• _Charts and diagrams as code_
════════

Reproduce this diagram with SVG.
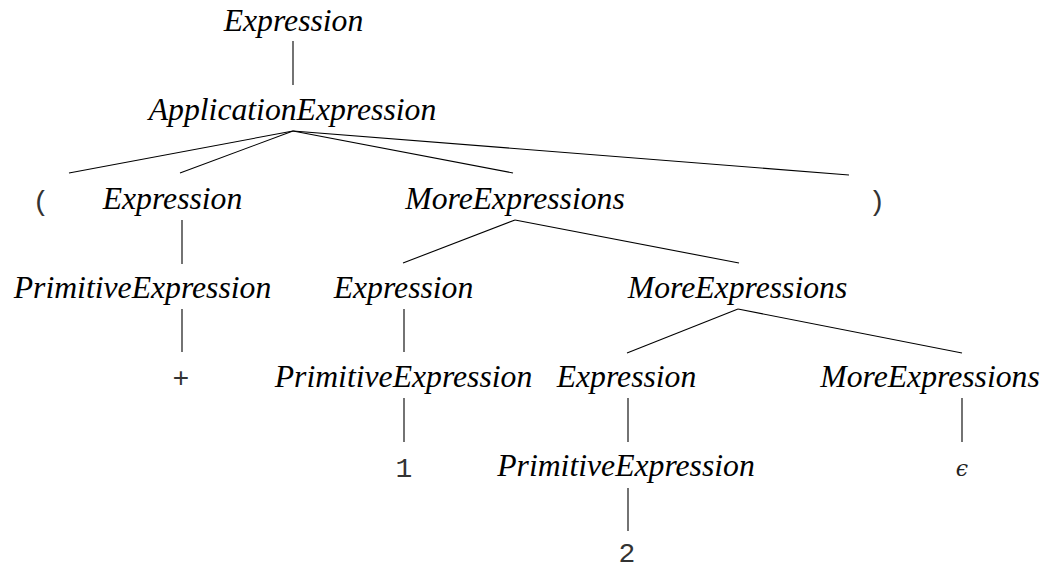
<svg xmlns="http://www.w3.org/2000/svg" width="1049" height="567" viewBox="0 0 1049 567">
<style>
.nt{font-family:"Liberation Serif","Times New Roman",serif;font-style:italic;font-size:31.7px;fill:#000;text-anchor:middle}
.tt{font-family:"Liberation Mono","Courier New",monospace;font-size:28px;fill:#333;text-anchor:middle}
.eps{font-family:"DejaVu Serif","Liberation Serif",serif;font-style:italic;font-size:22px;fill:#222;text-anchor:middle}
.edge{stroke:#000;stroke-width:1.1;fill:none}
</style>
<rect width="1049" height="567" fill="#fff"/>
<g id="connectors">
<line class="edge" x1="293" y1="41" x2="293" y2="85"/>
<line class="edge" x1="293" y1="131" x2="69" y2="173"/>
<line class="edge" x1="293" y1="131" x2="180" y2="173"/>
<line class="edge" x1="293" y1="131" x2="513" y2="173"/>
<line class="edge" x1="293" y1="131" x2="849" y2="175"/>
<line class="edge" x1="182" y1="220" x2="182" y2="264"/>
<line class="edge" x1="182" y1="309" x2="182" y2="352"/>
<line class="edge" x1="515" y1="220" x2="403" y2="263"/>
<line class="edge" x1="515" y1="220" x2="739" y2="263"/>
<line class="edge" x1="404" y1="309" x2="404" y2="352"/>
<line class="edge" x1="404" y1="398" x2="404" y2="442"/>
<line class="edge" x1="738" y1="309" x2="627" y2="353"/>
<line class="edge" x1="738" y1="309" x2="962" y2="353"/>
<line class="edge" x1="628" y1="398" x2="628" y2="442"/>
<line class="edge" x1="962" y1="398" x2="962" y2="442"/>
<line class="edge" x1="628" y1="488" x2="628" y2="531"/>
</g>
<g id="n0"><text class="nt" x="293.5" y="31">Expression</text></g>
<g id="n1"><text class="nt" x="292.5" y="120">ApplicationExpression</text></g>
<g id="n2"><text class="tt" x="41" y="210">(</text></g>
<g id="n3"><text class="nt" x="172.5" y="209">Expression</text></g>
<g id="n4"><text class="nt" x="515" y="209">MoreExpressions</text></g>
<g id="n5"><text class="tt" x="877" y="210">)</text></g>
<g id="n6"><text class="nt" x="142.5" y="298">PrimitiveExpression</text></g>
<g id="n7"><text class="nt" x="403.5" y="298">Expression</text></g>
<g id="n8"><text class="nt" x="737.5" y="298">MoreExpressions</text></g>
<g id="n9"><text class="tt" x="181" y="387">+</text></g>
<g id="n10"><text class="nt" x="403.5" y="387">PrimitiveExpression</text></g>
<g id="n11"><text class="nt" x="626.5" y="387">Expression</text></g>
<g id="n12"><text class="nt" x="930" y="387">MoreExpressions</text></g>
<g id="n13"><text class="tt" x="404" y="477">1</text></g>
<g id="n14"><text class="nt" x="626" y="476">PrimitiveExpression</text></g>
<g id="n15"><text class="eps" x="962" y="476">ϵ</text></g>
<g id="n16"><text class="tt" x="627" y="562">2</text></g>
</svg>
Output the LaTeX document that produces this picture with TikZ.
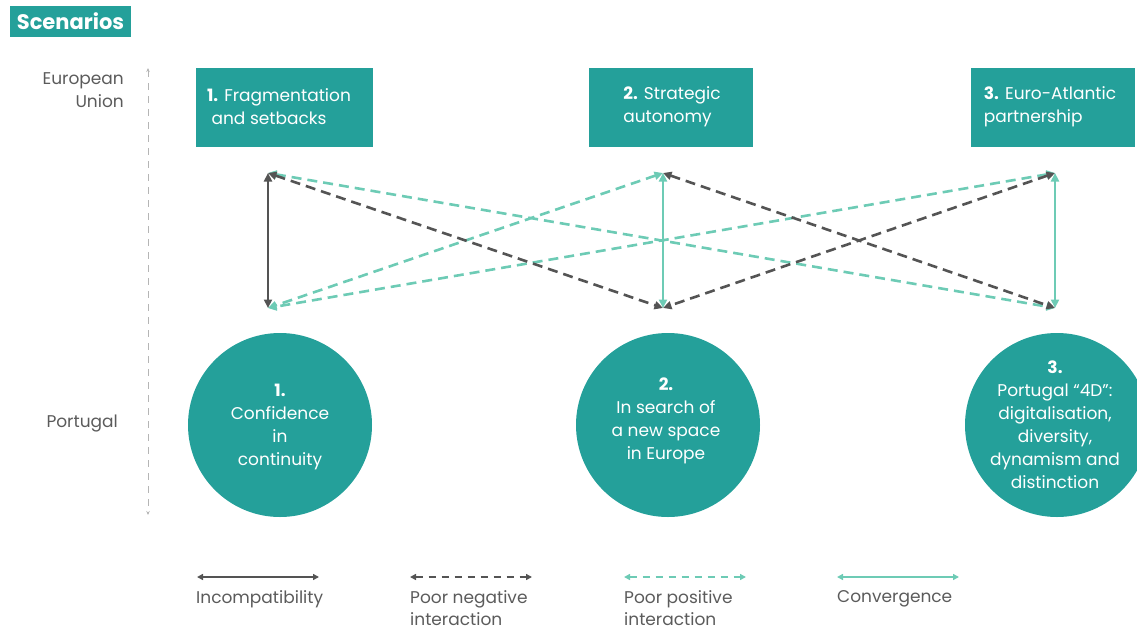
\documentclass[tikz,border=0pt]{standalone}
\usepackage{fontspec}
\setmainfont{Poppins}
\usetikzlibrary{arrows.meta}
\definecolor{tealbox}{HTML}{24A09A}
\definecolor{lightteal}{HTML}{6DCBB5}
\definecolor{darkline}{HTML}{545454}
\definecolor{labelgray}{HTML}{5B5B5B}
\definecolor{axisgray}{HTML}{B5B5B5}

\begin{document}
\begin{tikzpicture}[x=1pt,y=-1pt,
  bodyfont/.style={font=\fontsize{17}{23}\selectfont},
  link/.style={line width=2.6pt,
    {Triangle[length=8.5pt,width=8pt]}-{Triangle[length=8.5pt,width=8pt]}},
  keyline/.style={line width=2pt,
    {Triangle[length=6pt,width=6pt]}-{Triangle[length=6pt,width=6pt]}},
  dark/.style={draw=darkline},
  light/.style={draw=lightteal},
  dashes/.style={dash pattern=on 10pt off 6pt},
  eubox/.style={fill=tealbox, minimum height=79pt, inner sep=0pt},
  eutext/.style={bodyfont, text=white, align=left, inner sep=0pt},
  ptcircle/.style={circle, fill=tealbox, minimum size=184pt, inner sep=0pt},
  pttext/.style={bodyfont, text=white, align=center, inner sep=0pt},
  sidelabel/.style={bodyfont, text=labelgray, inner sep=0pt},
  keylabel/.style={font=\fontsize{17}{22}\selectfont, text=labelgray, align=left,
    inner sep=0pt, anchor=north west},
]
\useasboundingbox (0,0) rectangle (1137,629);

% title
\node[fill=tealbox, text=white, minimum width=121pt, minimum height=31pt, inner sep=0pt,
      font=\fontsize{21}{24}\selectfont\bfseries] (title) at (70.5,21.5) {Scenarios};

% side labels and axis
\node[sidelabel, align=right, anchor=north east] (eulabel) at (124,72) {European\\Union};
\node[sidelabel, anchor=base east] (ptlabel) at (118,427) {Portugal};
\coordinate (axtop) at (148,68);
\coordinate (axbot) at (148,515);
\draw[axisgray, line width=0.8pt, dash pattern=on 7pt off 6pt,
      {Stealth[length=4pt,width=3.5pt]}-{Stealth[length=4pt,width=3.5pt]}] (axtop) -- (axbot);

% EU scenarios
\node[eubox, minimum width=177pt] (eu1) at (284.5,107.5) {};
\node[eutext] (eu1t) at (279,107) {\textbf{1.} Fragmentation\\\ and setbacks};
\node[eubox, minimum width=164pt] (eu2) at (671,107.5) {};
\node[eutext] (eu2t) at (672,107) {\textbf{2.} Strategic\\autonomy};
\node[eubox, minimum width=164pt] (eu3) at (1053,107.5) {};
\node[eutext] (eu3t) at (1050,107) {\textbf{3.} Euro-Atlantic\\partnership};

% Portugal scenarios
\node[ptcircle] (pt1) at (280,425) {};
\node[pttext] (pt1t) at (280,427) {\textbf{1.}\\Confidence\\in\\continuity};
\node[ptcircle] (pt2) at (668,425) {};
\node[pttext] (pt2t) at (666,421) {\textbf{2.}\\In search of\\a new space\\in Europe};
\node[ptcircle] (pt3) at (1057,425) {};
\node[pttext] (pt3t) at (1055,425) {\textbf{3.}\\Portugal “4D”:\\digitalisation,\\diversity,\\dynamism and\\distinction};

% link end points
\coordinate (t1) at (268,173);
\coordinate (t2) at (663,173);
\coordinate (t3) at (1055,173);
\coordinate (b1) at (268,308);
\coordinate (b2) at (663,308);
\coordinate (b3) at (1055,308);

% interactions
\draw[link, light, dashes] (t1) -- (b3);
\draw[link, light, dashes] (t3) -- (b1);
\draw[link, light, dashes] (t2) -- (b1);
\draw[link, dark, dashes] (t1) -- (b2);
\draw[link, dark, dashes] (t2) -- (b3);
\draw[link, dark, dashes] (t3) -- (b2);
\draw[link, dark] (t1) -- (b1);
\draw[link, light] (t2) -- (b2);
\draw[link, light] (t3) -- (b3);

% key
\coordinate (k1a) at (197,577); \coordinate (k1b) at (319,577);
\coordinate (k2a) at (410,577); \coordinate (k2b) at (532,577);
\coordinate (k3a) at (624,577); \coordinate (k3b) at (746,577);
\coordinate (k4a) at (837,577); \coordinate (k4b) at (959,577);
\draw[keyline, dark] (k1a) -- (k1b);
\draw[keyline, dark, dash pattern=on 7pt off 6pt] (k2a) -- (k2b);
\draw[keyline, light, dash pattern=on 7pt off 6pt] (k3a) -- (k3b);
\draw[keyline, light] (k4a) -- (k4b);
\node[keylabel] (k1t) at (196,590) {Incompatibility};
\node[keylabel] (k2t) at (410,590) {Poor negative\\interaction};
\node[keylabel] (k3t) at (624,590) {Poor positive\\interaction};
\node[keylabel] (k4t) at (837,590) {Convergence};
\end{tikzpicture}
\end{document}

════════

Reproduce, starting at the line containing "Output the LaTeX" and stopping after the line containing "(title) at (70.5,21.5)", each of those lines exactly and no others; leave pictures out.

• _SOLUTION TO THIS PROBLEM_
Output the LaTeX document that produces this picture with TikZ.
\documentclass[tikz,border=0pt]{standalone}
\usepackage{fontspec}
\setmainfont{Poppins}
\usetikzlibrary{arrows.meta}
\definecolor{tealbox}{HTML}{24A09A}
\definecolor{lightteal}{HTML}{6DCBB5}
\definecolor{darkline}{HTML}{545454}
\definecolor{labelgray}{HTML}{5B5B5B}
\definecolor{axisgray}{HTML}{B5B5B5}

\begin{document}
\begin{tikzpicture}[x=1pt,y=-1pt,
  bodyfont/.style={font=\fontsize{17}{23}\selectfont},
  link/.style={line width=2.6pt,
    {Triangle[length=8.5pt,width=8pt]}-{Triangle[length=8.5pt,width=8pt]}},
  keyline/.style={line width=2pt,
    {Triangle[length=6pt,width=6pt]}-{Triangle[length=6pt,width=6pt]}},
  dark/.style={draw=darkline},
  light/.style={draw=lightteal},
  dashes/.style={dash pattern=on 10pt off 6pt},
  eubox/.style={fill=tealbox, minimum height=79pt, inner sep=0pt},
  eutext/.style={bodyfont, text=white, align=left, inner sep=0pt},
  ptcircle/.style={circle, fill=tealbox, minimum size=184pt, inner sep=0pt},
  pttext/.style={bodyfont, text=white, align=center, inner sep=0pt},
  sidelabel/.style={bodyfont, text=labelgray, inner sep=0pt},
  keylabel/.style={font=\fontsize{17}{22}\selectfont, text=labelgray, align=left,
    inner sep=0pt, anchor=north west},
]
\useasboundingbox (0,0) rectangle (1137,629);

% title
\node[fill=tealbox, text=white, minimum width=121pt, minimum height=31pt, inner sep=0pt,
      font=\fontsize{21}{24}\selectfont\bfseries] (title) at (70.5,21.5) {Scenarios};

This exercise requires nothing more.